▶ [EXERCISE]:
State how many lines of the data contain the word "script", and write nothing besides the number.

▶ [RECORD SET]:
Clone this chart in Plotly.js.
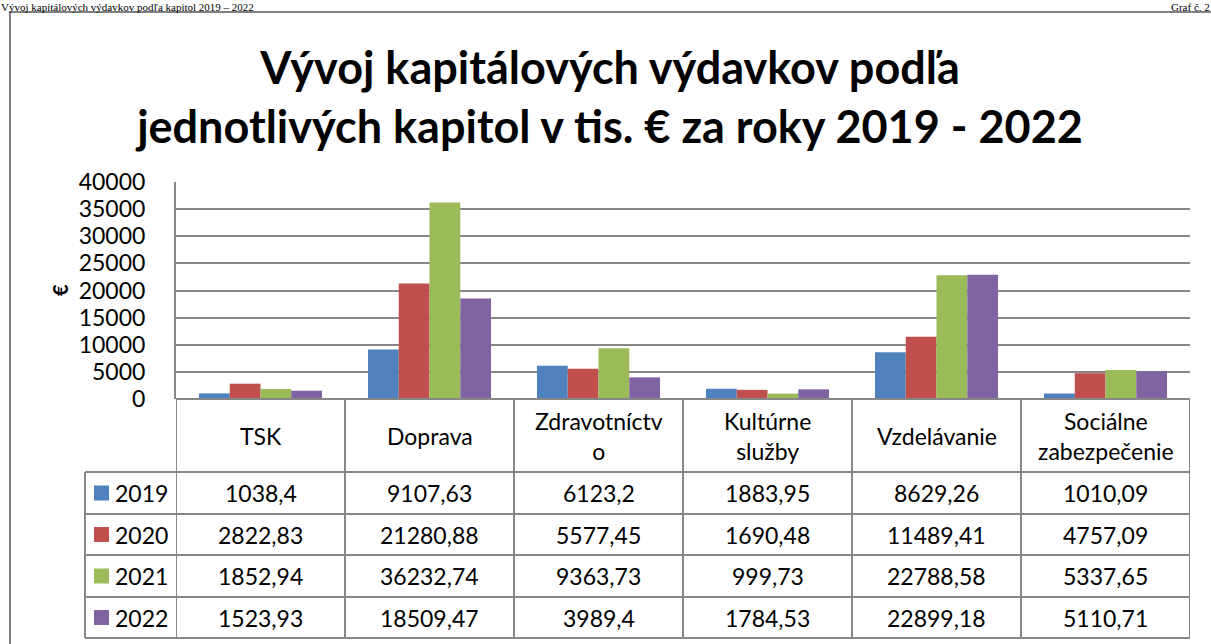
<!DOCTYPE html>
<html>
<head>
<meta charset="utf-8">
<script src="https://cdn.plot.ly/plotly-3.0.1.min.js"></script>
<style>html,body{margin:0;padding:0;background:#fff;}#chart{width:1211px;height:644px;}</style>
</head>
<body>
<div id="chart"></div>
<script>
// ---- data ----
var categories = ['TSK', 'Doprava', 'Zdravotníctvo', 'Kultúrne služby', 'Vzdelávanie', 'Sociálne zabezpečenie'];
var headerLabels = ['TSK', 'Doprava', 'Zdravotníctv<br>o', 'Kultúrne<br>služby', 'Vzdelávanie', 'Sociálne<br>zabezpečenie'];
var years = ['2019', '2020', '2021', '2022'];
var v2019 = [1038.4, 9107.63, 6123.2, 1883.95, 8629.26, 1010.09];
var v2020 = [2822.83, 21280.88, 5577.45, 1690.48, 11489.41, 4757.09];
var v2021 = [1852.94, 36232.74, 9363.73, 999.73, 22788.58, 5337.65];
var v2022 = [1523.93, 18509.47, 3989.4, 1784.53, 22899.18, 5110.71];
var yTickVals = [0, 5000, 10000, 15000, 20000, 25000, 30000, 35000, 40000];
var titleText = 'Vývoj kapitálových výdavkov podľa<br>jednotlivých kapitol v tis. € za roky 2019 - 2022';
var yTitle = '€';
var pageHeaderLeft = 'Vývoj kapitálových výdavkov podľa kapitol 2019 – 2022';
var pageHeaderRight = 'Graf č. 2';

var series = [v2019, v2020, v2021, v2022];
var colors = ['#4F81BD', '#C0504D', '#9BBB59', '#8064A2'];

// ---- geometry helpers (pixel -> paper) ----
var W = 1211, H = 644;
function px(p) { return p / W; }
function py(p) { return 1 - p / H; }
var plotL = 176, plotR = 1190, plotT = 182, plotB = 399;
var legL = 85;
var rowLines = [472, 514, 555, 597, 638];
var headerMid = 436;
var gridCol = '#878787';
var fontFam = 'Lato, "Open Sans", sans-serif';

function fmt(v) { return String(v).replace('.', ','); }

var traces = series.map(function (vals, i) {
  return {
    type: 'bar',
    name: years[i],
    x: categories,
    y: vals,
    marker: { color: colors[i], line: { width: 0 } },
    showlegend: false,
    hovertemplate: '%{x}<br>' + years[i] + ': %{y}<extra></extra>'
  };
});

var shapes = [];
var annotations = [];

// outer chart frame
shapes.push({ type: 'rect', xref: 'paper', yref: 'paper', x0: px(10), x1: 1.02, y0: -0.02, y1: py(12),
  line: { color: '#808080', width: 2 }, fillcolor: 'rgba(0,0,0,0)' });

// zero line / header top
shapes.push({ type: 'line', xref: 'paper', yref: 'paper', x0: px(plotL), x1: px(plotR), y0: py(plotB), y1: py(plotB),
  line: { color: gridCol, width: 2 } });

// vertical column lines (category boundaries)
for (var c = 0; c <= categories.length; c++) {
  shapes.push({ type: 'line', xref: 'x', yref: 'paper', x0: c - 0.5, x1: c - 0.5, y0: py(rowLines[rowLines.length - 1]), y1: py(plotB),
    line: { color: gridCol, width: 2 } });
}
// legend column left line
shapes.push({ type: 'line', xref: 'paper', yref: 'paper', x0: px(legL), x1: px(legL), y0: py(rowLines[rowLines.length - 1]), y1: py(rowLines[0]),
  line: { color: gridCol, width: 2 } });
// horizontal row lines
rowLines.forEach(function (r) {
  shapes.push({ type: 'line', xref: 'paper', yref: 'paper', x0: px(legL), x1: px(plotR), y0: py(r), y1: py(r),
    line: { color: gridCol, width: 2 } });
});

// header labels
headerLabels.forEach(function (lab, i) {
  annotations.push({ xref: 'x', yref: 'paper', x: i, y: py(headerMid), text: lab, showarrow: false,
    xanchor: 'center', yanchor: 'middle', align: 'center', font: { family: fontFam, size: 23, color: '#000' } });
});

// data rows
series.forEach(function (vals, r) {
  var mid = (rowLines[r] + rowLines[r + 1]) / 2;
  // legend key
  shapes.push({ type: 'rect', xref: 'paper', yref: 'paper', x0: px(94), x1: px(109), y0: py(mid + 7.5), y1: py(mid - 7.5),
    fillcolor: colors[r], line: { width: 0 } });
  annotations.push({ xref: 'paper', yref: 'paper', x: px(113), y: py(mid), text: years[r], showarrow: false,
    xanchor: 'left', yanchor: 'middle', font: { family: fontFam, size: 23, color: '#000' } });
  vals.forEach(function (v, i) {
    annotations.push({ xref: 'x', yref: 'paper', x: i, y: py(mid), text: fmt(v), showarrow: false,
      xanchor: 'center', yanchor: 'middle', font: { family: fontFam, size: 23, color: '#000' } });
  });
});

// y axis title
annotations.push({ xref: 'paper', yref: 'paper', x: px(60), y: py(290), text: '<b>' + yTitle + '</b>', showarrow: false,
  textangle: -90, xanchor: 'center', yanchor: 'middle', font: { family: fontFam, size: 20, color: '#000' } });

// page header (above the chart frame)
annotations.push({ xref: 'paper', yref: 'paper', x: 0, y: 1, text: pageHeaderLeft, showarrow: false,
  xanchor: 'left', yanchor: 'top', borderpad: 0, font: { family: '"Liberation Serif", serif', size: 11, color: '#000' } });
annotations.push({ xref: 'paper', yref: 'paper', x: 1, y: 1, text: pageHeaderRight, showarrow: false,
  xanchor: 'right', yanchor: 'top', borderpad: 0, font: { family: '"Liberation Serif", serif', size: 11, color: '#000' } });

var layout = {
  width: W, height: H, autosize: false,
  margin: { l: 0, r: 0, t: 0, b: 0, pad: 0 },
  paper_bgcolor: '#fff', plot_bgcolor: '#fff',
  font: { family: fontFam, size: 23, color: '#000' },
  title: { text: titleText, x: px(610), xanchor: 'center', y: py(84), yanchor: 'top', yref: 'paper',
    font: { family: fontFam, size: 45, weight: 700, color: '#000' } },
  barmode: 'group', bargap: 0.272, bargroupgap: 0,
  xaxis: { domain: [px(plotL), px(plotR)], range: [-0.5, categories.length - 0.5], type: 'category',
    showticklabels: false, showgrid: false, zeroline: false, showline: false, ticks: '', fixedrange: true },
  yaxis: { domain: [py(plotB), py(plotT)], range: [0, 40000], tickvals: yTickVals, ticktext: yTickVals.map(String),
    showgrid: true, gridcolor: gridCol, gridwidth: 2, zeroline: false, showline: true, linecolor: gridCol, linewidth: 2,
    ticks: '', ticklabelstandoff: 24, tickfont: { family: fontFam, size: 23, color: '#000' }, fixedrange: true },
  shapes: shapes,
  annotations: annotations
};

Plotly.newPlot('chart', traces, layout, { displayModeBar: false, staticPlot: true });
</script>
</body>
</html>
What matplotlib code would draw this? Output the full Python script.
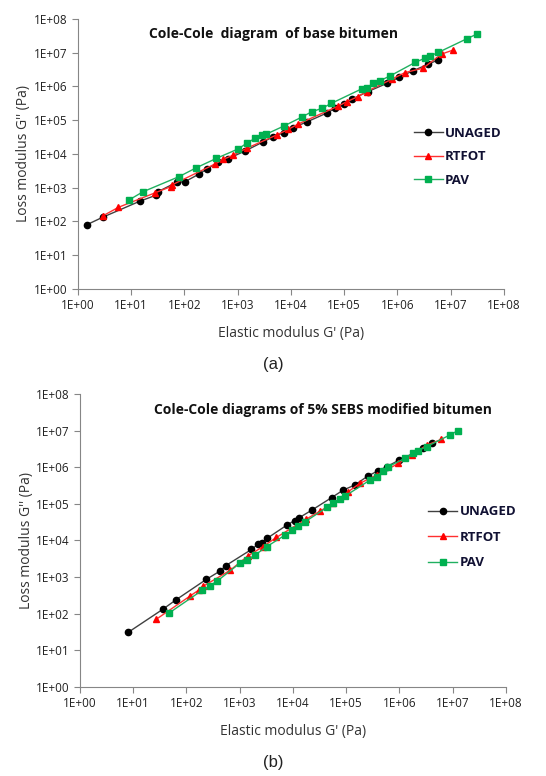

▶ [EXERCISE SOLUTION]:
4